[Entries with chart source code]
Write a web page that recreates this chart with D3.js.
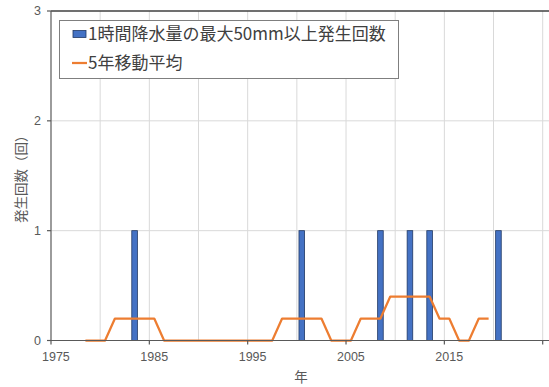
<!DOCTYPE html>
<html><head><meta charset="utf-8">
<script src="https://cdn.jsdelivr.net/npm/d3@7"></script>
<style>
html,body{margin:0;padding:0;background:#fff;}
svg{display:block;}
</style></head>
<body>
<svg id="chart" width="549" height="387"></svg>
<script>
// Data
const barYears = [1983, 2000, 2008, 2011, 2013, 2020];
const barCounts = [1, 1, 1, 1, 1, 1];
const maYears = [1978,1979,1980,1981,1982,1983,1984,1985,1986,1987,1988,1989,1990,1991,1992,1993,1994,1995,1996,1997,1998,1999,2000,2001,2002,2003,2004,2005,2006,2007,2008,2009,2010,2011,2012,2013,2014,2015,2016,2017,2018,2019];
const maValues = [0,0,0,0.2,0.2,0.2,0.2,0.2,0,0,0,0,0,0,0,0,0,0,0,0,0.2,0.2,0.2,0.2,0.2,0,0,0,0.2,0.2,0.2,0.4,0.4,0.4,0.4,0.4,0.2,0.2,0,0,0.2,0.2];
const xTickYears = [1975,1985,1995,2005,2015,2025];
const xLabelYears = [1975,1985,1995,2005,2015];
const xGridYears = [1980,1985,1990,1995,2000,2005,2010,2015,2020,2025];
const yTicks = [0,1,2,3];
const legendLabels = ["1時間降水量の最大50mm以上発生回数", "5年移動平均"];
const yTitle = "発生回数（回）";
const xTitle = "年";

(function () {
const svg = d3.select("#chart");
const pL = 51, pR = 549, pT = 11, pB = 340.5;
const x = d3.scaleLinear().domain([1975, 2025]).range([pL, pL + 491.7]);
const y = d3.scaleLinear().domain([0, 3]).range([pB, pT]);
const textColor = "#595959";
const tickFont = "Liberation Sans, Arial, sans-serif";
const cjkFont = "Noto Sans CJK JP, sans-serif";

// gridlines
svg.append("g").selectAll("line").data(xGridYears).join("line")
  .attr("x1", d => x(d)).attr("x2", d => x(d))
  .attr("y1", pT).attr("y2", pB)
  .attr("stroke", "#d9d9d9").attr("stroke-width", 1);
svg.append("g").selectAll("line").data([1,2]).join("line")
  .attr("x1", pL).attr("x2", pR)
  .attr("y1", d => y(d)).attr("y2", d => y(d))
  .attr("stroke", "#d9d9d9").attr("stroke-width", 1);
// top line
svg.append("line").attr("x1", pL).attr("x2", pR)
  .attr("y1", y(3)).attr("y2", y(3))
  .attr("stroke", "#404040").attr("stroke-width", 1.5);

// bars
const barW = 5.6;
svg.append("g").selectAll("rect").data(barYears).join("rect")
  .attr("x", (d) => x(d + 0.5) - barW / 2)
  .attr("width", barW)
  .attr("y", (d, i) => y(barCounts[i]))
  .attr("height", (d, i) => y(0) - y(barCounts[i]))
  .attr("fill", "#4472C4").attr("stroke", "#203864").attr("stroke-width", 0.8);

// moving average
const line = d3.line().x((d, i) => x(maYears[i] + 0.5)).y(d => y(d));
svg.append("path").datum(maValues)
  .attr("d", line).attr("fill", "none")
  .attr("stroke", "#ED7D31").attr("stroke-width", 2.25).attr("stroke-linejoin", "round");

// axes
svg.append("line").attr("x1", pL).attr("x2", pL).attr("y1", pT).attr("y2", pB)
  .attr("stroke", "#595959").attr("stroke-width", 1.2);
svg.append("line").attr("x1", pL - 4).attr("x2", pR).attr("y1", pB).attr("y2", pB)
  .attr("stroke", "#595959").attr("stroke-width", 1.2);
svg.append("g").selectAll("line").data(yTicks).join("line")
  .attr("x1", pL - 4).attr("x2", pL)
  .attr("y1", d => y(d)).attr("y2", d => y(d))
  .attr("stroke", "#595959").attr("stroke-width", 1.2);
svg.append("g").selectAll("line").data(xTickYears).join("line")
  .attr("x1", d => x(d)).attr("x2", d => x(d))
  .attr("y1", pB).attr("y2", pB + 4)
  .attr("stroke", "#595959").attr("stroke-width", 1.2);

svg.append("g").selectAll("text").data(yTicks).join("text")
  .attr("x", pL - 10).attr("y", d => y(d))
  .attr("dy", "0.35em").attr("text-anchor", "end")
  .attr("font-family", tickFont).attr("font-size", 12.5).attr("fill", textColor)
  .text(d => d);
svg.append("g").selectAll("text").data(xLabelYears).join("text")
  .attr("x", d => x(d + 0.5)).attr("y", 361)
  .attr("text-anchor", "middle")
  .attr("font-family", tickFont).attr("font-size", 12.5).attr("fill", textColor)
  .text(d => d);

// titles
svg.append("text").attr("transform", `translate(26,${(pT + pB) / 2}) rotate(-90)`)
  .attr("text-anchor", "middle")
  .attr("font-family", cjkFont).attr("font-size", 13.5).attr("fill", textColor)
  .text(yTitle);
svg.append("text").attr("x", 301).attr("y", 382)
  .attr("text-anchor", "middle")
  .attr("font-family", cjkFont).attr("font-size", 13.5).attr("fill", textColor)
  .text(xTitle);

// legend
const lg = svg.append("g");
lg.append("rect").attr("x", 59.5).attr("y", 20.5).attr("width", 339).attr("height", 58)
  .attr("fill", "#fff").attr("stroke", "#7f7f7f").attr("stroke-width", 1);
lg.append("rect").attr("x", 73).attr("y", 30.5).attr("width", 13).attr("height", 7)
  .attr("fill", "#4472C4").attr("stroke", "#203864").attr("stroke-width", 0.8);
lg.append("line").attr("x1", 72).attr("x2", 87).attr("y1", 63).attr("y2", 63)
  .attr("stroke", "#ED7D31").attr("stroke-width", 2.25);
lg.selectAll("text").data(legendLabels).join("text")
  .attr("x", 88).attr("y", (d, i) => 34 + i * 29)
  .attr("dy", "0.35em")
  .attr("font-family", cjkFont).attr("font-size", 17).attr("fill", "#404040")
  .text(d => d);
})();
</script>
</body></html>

--

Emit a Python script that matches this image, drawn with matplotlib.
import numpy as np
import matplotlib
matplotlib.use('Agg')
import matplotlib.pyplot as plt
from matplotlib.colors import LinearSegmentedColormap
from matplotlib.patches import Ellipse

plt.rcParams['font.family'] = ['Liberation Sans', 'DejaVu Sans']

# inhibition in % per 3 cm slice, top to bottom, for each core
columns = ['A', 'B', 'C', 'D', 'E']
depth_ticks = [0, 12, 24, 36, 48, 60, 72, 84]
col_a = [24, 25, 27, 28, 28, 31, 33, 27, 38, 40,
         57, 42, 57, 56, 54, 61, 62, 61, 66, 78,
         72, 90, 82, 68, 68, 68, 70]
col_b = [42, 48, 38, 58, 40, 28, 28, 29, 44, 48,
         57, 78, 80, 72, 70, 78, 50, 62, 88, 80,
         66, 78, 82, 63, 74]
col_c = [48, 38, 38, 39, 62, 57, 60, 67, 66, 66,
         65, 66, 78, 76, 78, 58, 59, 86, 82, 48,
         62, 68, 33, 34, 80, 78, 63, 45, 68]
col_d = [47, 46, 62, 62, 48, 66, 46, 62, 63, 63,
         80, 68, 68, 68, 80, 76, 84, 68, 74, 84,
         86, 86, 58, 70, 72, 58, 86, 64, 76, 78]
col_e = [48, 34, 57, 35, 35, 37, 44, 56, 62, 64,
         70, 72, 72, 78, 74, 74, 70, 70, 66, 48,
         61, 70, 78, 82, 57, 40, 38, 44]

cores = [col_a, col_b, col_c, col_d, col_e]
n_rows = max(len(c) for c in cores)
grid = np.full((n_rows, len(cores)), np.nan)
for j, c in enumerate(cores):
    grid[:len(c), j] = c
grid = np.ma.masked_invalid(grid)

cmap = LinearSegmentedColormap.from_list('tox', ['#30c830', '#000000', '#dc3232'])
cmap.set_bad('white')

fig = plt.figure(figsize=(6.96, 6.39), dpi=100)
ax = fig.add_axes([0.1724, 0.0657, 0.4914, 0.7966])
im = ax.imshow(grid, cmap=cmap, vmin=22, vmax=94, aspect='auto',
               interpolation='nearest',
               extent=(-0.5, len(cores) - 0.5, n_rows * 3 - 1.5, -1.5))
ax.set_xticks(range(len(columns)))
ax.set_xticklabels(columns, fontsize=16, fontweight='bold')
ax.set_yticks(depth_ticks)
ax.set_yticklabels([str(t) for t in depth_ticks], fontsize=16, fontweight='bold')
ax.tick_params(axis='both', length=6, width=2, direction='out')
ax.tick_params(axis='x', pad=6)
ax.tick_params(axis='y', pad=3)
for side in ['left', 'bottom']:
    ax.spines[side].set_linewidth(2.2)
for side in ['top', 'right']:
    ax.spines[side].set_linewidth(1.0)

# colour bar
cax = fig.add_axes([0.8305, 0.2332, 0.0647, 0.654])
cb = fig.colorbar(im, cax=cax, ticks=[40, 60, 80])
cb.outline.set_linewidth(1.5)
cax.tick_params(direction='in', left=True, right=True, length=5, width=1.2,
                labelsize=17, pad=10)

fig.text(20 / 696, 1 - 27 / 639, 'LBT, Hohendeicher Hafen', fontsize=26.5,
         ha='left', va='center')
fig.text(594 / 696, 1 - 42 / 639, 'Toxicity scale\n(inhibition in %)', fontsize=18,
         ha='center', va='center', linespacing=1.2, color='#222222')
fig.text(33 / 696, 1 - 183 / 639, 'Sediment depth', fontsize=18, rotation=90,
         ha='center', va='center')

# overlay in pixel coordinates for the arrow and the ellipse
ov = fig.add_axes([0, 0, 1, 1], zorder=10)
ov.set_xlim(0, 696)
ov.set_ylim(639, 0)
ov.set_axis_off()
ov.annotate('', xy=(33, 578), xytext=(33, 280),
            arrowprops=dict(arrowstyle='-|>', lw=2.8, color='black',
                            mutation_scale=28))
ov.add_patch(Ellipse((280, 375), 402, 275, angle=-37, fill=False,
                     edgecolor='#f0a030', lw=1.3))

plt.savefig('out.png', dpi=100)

Task description>
Filter the data, keeping only the lines that contain "this".

Solution>
Write a web page that recreates this chart with D3.js.
Emit a Python script that matches this image, drawn with matplotlib.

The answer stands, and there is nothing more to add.